To confirm whether a specific address is served by CSU, check your electricity bill. A ZIP lookup tool is coming to this site.
Full data and sources
Per-utility prices are computed from EIA Form 861 (bundled residential revenue divided by sales), which reconciles to the EIA's published figures. These are public-domain U.S. government data.
| Year | CSU (c/kWh) |
|---|---|
| 2015 | 12.33 |
| 2016 | 12.15 |
| 2017 | 12.4 |
| 2018 | 12.61 |
| 2019 | 12.83 |
| 2020 | 12.42 |
| 2021 | 12.71 |
| 2022 | 13.98 |
| 2023 | 14.1 |
| 2024 | 14.45 |
Sources: EIA Form 861 annual data (Sales_Ult_Cust files, 2015-2024) · EIA Electric Sales, Revenue, and Average Price (Table 6) · Colorado Springs Utilities solar energy program · Colorado Springs Utilities net metering agreement · Colorado Springs Utilities residential rates
What rising CSU rates could cost you
CSU rates have risen about 1.8% per year. Enter your bill to see what that pace of increase could compound to over time, and what you have likely already absorbed. This is an estimate, not a guarantee.
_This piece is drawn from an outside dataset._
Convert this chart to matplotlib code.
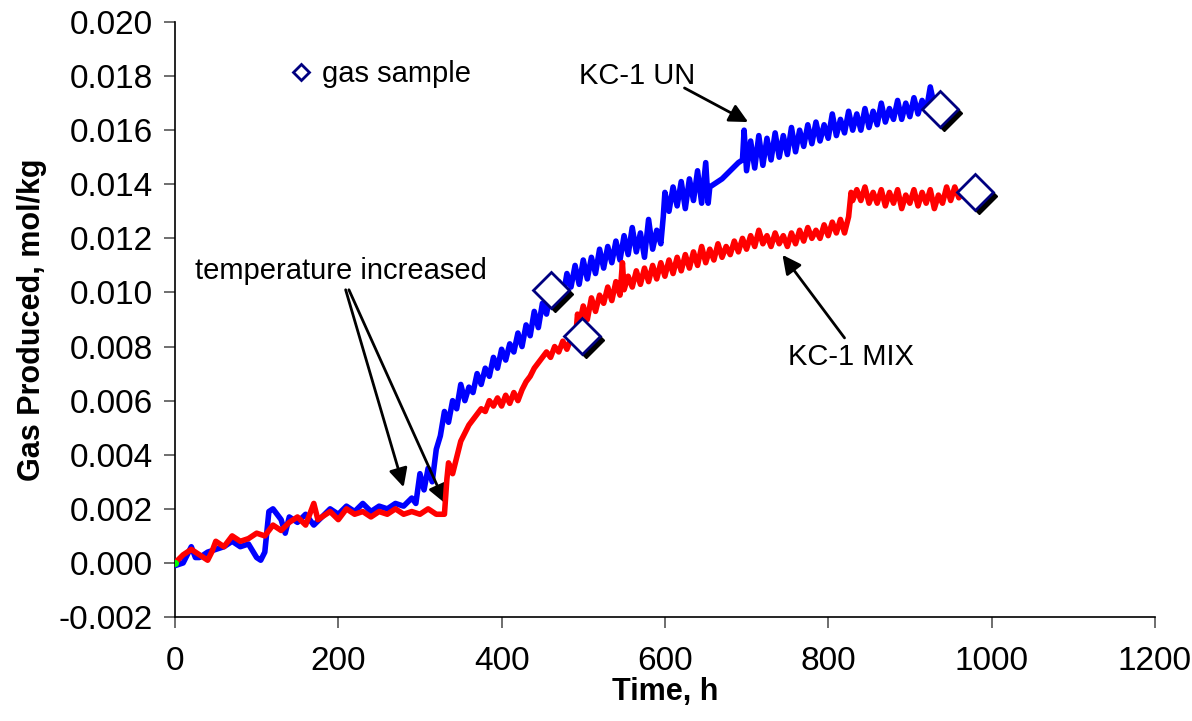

Estimate only. Projects your current bill forward at CSU's historical average rate increase (1.8% per year, from EIA data); it assumes your usage stays the same except for any add-ons you select. Actual rates depend on your usage, rate plan, and the utility's future filings, and are not guaranteed. This is general information, not financial advice.
FAQ
Does Colorado Springs Utilities have net metering?
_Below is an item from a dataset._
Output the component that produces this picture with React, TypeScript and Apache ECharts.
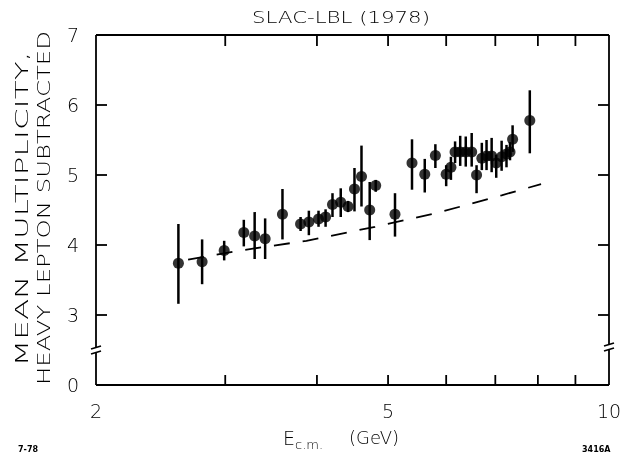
import React, { useEffect, useRef } from 'react';
import * as echarts from 'echarts';

// Measured points: centre-of-mass energy (GeV), mean multiplicity and error-bar ends
const energy = [2.59, 2.79, 2.99, 3.18, 3.29, 3.40, 3.59, 3.80, 3.90, 4.02, 4.11, 4.20, 4.31, 4.41, 4.50, 4.60, 4.72, 4.81, 5.11, 5.39, 5.61, 5.80, 6.00, 6.09, 6.17, 6.27, 6.38, 6.50, 6.60, 6.71, 6.81, 6.92, 7.02, 7.14, 7.25, 7.33, 7.39, 7.80];
const multiplicity = [3.74, 3.76, 3.92, 4.18, 4.13, 4.09, 4.44, 4.30, 4.33, 4.37, 4.40, 4.58, 4.61, 4.55, 4.80, 4.98, 4.50, 4.85, 4.44, 5.17, 5.01, 5.28, 5.01, 5.11, 5.33, 5.33, 5.33, 5.33, 5.00, 5.24, 5.27, 5.27, 5.17, 5.26, 5.30, 5.33, 5.51, 5.78];
const errLow = [3.16, 3.44, 3.78, 3.98, 3.80, 3.80, 4.08, 4.20, 4.14, 4.26, 4.26, 4.40, 4.40, 4.47, 4.48, 4.55, 4.07, 4.76, 4.12, 4.79, 4.75, 5.10, 4.84, 4.93, 5.17, 5.13, 5.12, 5.12, 4.74, 5.07, 5.07, 5.04, 4.96, 5.06, 5.11, 5.21, 5.33, 5.31];
const errHigh = [4.30, 4.08, 4.06, 4.36, 4.47, 4.38, 4.80, 4.40, 4.49, 4.49, 4.51, 4.74, 4.81, 4.63, 5.10, 5.42, 4.90, 4.93, 4.74, 5.51, 5.23, 5.44, 5.14, 5.26, 5.48, 5.56, 5.55, 5.60, 5.14, 5.46, 5.50, 5.53, 5.29, 5.49, 5.43, 5.47, 5.71, 6.21];

// Dashed reference curve
const curveEnergy = [2.67, 3.14, 3.87, 4.80, 5.89, 7.14, 8.08];
const curveMult = [3.79, 3.92, 4.06, 4.26, 4.47, 4.71, 4.87];

// Axes
const xMin = 2;
const xMax = 10;
const yMin = 2;
const yMax = 7;
const xTickValues = [3, 4, 5, 6, 7, 8, 9];
const xLabelValues = [2, 5, 10];
const yTickValues = [3, 4, 5, 6];
const yTickLabels: Record<number, string> = { 2: '0', 3: '3', 4: '4', 5: '5', 6: '6', 7: '7' };
const breakValue = 2.5;

const titleText = 'SLAC-LBL (1978)';
const yNameLine1 = 'MEAN MULTIPLICITY,';
const yNameLine2 = 'HEAVY LEPTON SUBTRACTED';

const FONT = 'DejaVu Sans';
const WEIGHT = 200;

function measure(text: string, size: number, weight: number | string = WEIGHT) {
  const ctx = document.createElement('canvas').getContext('2d');
  if (!ctx) return text.length * size * 0.65;
  ctx.font = `${weight} ${size}px "${FONT}"`;
  return ctx.measureText(text).width;
}

export default function App() {
  const ref = useRef<HTMLDivElement>(null);

  useEffect(() => {
    if (!ref.current) return;
    const chart = echarts.init(ref.current, undefined, { renderer: 'svg' });

    const titleSize = 16;
    const titleScale = 178 / measure(titleText, titleSize);
    const ySize = 18;
    const y1Scale = 315 / measure(yNameLine1, ySize);
    const y2Scale = 354 / measure(yNameLine2, ySize);

    // frame, ticks on all four sides and axis-break marks: [x, y, kind]
    const frameData: number[][] = [[xMin, yMin, 6]];
    xTickValues.forEach((v) => {
      frameData.push([v, yMin, 0]);
      frameData.push([v, yMax, 1]);
    });
    yTickValues.forEach((v) => {
      frameData.push([xMin, v, 2]);
      frameData.push([xMax, v, 3]);
    });
    frameData.push([xMin, breakValue, 4]);
    frameData.push([xMax, breakValue, 5]);

    const textStyle = (text: string, size: number, extra: any = {}) => ({
      text,
      fill: '#000',
      fontSize: size,
      fontFamily: FONT,
      fontWeight: WEIGHT,
      align: 'center',
      verticalAlign: 'middle',
      textAlign: 'center',
      textVerticalAlign: 'middle',
      ...extra,
    });

    const ln = (x1: number, y1: number, x2: number, y2: number, w = 1.8) => ({
      type: 'line',
      shape: { x1, y1, x2, y2 },
      style: { stroke: '#000', lineWidth: w },
    });

    const option: any = {
      animation: false,
      grid: { left: 96, right: 12, top: 35, bottom: 76 },
      xAxis: {
        type: 'log',
        logBase: 10,
        min: xMin,
        max: xMax,
        axisLine: { show: false },
        splitLine: { show: false },
        minorTick: { show: false },
        minorSplitLine: { show: false },
        axisTick: { show: false },
        axisLabel: { show: false },
      },
      yAxis: {
        type: 'value',
        min: yMin,
        max: yMax,
        interval: 1,
        axisLine: { show: false },
        splitLine: { show: false },
        axisTick: { show: false },
        axisLabel: {
          show: true,
          margin: 17,
          color: '#000',
          fontSize: 19,
          fontFamily: FONT,
          fontWeight: WEIGHT,
          formatter: (v: number) => yTickLabels[Math.round(v)] ?? '',
        },
      },
      series: [
        {
          type: 'custom',
          data: xLabelValues.map((v) => [v, yMin]),
          encode: { x: 0, y: 1 },
          silent: true,
          renderItem: (params: any, api: any) => {
            const v = api.value(0);
            const p = api.coord([v, api.value(1)]);
            return { type: 'text', x: p[0], y: p[1] + 26, style: textStyle(String(v), 19) };
          },
        },
        {
          type: 'line',
          data: curveEnergy.map((e, i) => [e, curveMult[i]]),
          symbol: 'none',
          silent: true,
          lineStyle: { color: '#000', width: 1.8, type: [16, 13] },
        },
        {
          type: 'custom',
          data: energy.map((e, i) => [e, errLow[i], errHigh[i]]),
          encode: { x: 0, y: [1, 2] },
          renderItem: (params: any, api: any) => {
            const x = api.value(0);
            const p1 = api.coord([x, api.value(1)]);
            const p2 = api.coord([x, api.value(2)]);
            return {
              type: 'line',
              shape: { x1: p1[0], y1: p1[1], x2: p2[0], y2: p2[1] },
              style: { stroke: '#000', lineWidth: 2.5 },
            };
          },
        },
        {
          type: 'scatter',
          data: energy.map((e, i) => [e, multiplicity[i]]),
          symbol: 'circle',
          symbolSize: 11,
          itemStyle: { color: '#000' },
        },
        {
          type: 'custom',
          data: frameData,
          encode: { x: 0, y: 1 },
          silent: true,
          renderItem: (params: any, api: any) => {
            const k = api.value(2);
            const p = api.coord([api.value(0), api.value(1)]);
            const x = p[0];
            const y = p[1];
            if (k === 6) {
              const q = api.coord([xMax, yMax]);
              return {
                type: 'group',
                children: [ln(x, y, q[0], y), ln(x, q[1], q[0], q[1]), ln(x, y, x, q[1]), ln(q[0], y, q[0], q[1])],
              };
            }
            if (k === 0) return ln(x, y, x, y - 10);
            if (k === 1) return ln(x, y, x, y + 11);
            if (k === 2) return ln(x, y, x + 11, y);
            if (k === 3) return ln(x, y, x - 11, y);
            const yy = k === 5 ? y - 3 : y;
            return {
              type: 'group',
              children: [
                { type: 'rect', shape: { x: x - 4, y: yy - 3, width: 8, height: 6 }, style: { fill: '#fff' } },
                ln(x - 5, yy - 1, x + 5, yy - 4, 1.6),
                ln(x - 5, yy + 4, x + 5, yy + 1, 1.6),
              ],
            };
          },
        },
        {
          // title, axis names and corner notes
          type: 'custom',
          data: [[xMin, yMin]],
          encode: { x: 0, y: 1 },
          silent: true,
          renderItem: () => ({
            type: 'group',
            children: [
              { type: 'text', x: 341, y: 17, scaleX: titleScale, style: textStyle(titleText, titleSize) },
              { type: 'text', x: 22, y: 209, rotation: Math.PI / 2, scaleX: y1Scale, style: textStyle(yNameLine1, ySize) },
              { type: 'text', x: 44, y: 208, rotation: Math.PI / 2, scaleX: y2Scale, style: textStyle(yNameLine2, ySize) },
              { type: 'text', x: 283, y: 438, style: textStyle('E', 19, { align: 'left', textAlign: 'left' }) },
              { type: 'text', x: 295, y: 444, style: textStyle('c.m.', 13, { align: 'left', textAlign: 'left' }) },
              { type: 'text', x: 349, y: 437, style: textStyle('(GeV)', 18, { align: 'left', textAlign: 'left' }) },
              { type: 'text', x: 18, y: 449, style: textStyle('7-78', 8, { align: 'left', textAlign: 'left', fontWeight: 'bold' }) },
              { type: 'text', x: 582, y: 449, style: textStyle('3416A', 8, { align: 'left', textAlign: 'left', fontWeight: 'bold' }) },
            ],
          }),
        },
      ],
    };

    chart.setOption(option);

    return () => chart.dispose();
  }, []);

  return <div ref={ref} style={{ position: 'fixed', left: 0, top: 0, width: 621, height: 461 }} />;
}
Yes, on its own municipal terms. Exported solar nets against your usage at the retail rate each billing period, credits roll forward, and any net excess remaining at year end is bought back at a low cogeneration rate well below retail. Net metering is not available on the time-of-day residential rate.
Did Colorado Springs add a solar fee?
It proposed one but did not adopt it. For its 2026 rate case, CSU proposed net-metering changes including a demand charge that would have raised many solar customers' bills. After customer opposition, the City Council removed those changes, leaving existing solar customers on flat-rate net metering, though CSU has said it may revisit residential solar rates.
Why are CSU's solar rules different from Xcel's?
Colorado Springs Utilities is a community-owned municipal utility governed by the Utilities Board and City Council, not the state Public Utilities Commission that regulates Xcel. So CSU sets its own net metering and rates locally, which is why its rules and its recent rate fight look different from investor-owned Xcel's.
Is solar worth it on Colorado Springs Utilities?
CSU's rates are low, so each offset kWh saves less than on a high-rate utility, and surplus earns little at the year-end cogeneration rate. That points toward a system sized to your own usage. Because CSU has signaled possible future solar rate changes, confirm the current rules before installing and get site-specific numbers.